Listed entries:
--*--

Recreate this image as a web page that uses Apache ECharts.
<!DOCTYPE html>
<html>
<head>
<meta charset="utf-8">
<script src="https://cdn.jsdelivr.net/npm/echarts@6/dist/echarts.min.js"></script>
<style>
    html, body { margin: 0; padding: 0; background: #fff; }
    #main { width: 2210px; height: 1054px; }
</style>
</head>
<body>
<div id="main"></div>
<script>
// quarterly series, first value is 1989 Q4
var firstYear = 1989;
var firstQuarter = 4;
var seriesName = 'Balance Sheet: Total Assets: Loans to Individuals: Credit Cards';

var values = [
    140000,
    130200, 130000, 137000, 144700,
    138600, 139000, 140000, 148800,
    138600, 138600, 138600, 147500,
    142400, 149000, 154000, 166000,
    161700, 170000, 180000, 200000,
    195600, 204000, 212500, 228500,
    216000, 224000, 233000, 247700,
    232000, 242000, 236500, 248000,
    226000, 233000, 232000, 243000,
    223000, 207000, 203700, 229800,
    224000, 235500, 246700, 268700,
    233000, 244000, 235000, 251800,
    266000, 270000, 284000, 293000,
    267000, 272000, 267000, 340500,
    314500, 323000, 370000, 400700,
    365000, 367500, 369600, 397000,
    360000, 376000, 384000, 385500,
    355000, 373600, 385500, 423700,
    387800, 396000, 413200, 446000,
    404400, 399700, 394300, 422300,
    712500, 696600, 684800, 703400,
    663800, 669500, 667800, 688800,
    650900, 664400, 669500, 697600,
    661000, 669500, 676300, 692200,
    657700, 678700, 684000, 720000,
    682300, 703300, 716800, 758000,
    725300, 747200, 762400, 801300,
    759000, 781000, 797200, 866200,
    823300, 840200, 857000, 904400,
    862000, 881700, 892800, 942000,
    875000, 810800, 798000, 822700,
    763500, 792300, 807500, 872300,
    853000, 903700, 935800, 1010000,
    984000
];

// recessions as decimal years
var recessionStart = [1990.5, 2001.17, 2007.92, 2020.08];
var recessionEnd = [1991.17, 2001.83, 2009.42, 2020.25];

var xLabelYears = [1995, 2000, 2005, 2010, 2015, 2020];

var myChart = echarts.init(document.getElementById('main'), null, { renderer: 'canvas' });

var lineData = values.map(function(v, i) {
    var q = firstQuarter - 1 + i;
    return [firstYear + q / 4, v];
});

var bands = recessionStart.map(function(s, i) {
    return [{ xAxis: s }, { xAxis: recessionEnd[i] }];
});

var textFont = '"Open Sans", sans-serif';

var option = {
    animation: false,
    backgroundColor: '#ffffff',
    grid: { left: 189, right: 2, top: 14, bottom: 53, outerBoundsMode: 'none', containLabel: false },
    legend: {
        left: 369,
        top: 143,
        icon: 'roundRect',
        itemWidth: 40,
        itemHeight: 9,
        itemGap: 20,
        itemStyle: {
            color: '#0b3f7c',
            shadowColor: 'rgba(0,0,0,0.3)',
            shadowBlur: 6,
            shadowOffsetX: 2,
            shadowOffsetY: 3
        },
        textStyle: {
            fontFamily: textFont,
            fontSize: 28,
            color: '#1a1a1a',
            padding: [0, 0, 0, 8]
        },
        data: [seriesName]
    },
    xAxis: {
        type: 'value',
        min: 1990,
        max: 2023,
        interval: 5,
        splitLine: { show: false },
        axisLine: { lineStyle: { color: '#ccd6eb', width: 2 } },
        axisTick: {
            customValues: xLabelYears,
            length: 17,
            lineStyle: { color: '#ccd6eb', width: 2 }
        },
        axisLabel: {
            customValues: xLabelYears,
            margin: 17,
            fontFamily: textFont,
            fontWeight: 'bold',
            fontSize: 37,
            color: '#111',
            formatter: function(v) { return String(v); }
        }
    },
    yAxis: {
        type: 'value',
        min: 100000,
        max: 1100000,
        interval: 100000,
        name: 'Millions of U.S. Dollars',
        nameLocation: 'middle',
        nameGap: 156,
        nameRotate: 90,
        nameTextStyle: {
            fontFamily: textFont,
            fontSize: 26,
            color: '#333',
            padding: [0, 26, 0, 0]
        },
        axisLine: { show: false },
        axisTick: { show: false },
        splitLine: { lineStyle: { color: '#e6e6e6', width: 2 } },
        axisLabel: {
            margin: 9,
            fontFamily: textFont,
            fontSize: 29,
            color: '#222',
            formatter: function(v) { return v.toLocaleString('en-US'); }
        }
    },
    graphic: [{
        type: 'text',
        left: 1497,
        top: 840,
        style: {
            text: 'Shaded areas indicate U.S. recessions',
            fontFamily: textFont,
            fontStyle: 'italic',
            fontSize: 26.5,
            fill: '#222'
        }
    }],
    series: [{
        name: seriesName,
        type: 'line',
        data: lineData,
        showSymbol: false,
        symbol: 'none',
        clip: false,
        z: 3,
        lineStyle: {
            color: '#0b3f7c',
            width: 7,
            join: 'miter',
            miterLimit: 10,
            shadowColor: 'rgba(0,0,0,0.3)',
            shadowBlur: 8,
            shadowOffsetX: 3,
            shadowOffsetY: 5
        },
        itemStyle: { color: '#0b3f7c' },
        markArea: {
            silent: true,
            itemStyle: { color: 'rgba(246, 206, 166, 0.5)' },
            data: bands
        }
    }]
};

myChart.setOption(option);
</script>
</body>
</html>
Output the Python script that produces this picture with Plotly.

--*--

Given instruction:
Give every line of the material again, exactly as it reads.

Reply to the exercise:
Recreate this image as a web page that uses Apache ECharts.
<!DOCTYPE html>
<html>
<head>
<meta charset="utf-8">
<script src="https://cdn.jsdelivr.net/npm/echarts@6/dist/echarts.min.js"></script>
<style>
    html, body { margin: 0; padding: 0; background: #fff; }
    #main { width: 2210px; height: 1054px; }
</style>
</head>
<body>
<div id="main"></div>
<script>
// quarterly series, first value is 1989 Q4
var firstYear = 1989;
var firstQuarter = 4;
var seriesName = 'Balance Sheet: Total Assets: Loans to Individuals: Credit Cards';

var values = [
    140000,
    130200, 130000, 137000, 144700,
    138600, 139000, 140000, 148800,
    138600, 138600, 138600, 147500,
    142400, 149000, 154000, 166000,
    161700, 170000, 180000, 200000,
    195600, 204000, 212500, 228500,
    216000, 224000, 233000, 247700,
    232000, 242000, 236500, 248000,
    226000, 233000, 232000, 243000,
    223000, 207000, 203700, 229800,
    224000, 235500, 246700, 268700,
    233000, 244000, 235000, 251800,
    266000, 270000, 284000, 293000,
    267000, 272000, 267000, 340500,
    314500, 323000, 370000, 400700,
    365000, 367500, 369600, 397000,
    360000, 376000, 384000, 385500,
    355000, 373600, 385500, 423700,
    387800, 396000, 413200, 446000,
    404400, 399700, 394300, 422300,
    712500, 696600, 684800, 703400,
    663800, 669500, 667800, 688800,
    650900, 664400, 669500, 697600,
    661000, 669500, 676300, 692200,
    657700, 678700, 684000, 720000,
    682300, 703300, 716800, 758000,
    725300, 747200, 762400, 801300,
    759000, 781000, 797200, 866200,
    823300, 840200, 857000, 904400,
    862000, 881700, 892800, 942000,
    875000, 810800, 798000, 822700,
    763500, 792300, 807500, 872300,
    853000, 903700, 935800, 1010000,
    984000
];

// recessions as decimal years
var recessionStart = [1990.5, 2001.17, 2007.92, 2020.08];
var recessionEnd = [1991.17, 2001.83, 2009.42, 2020.25];

var xLabelYears = [1995, 2000, 2005, 2010, 2015, 2020];

var myChart = echarts.init(document.getElementById('main'), null, { renderer: 'canvas' });

var lineData = values.map(function(v, i) {
    var q = firstQuarter - 1 + i;
    return [firstYear + q / 4, v];
});

var bands = recessionStart.map(function(s, i) {
    return [{ xAxis: s }, { xAxis: recessionEnd[i] }];
});

var textFont = '"Open Sans", sans-serif';

var option = {
    animation: false,
    backgroundColor: '#ffffff',
    grid: { left: 189, right: 2, top: 14, bottom: 53, outerBoundsMode: 'none', containLabel: false },
    legend: {
        left: 369,
        top: 143,
        icon: 'roundRect',
        itemWidth: 40,
        itemHeight: 9,
        itemGap: 20,
        itemStyle: {
            color: '#0b3f7c',
            shadowColor: 'rgba(0,0,0,0.3)',
            shadowBlur: 6,
            shadowOffsetX: 2,
            shadowOffsetY: 3
        },
        textStyle: {
            fontFamily: textFont,
            fontSize: 28,
            color: '#1a1a1a',
            padding: [0, 0, 0, 8]
        },
        data: [seriesName]
    },
    xAxis: {
        type: 'value',
        min: 1990,
        max: 2023,
        interval: 5,
        splitLine: { show: false },
        axisLine: { lineStyle: { color: '#ccd6eb', width: 2 } },
        axisTick: {
            customValues: xLabelYears,
            length: 17,
            lineStyle: { color: '#ccd6eb', width: 2 }
        },
        axisLabel: {
            customValues: xLabelYears,
            margin: 17,
            fontFamily: textFont,
            fontWeight: 'bold',
            fontSize: 37,
            color: '#111',
            formatter: function(v) { return String(v); }
        }
    },
    yAxis: {
        type: 'value',
        min: 100000,
        max: 1100000,
        interval: 100000,
        name: 'Millions of U.S. Dollars',
        nameLocation: 'middle',
        nameGap: 156,
        nameRotate: 90,
        nameTextStyle: {
            fontFamily: textFont,
            fontSize: 26,
            color: '#333',
            padding: [0, 26, 0, 0]
        },
        axisLine: { show: false },
        axisTick: { show: false },
        splitLine: { lineStyle: { color: '#e6e6e6', width: 2 } },
        axisLabel: {
            margin: 9,
            fontFamily: textFont,
            fontSize: 29,
            color: '#222',
            formatter: function(v) { return v.toLocaleString('en-US'); }
        }
    },
    graphic: [{
        type: 'text',
        left: 1497,
        top: 840,
        style: {
            text: 'Shaded areas indicate U.S. recessions',
            fontFamily: textFont,
            fontStyle: 'italic',
            fontSize: 26.5,
            fill: '#222'
        }
    }],
    series: [{
        name: seriesName,
        type: 'line',
        data: lineData,
        showSymbol: false,
        symbol: 'none',
        clip: false,
        z: 3,
        lineStyle: {
            color: '#0b3f7c',
            width: 7,
            join: 'miter',
            miterLimit: 10,
            shadowColor: 'rgba(0,0,0,0.3)',
            shadowBlur: 8,
            shadowOffsetX: 3,
            shadowOffsetY: 5
        },
        itemStyle: { color: '#0b3f7c' },
        markArea: {
            silent: true,
            itemStyle: { color: 'rgba(246, 206, 166, 0.5)' },
            data: bands
        }
    }]
};

myChart.setOption(option);
</script>
</body>
</html>
Output the Python script that produces this picture with Plotly.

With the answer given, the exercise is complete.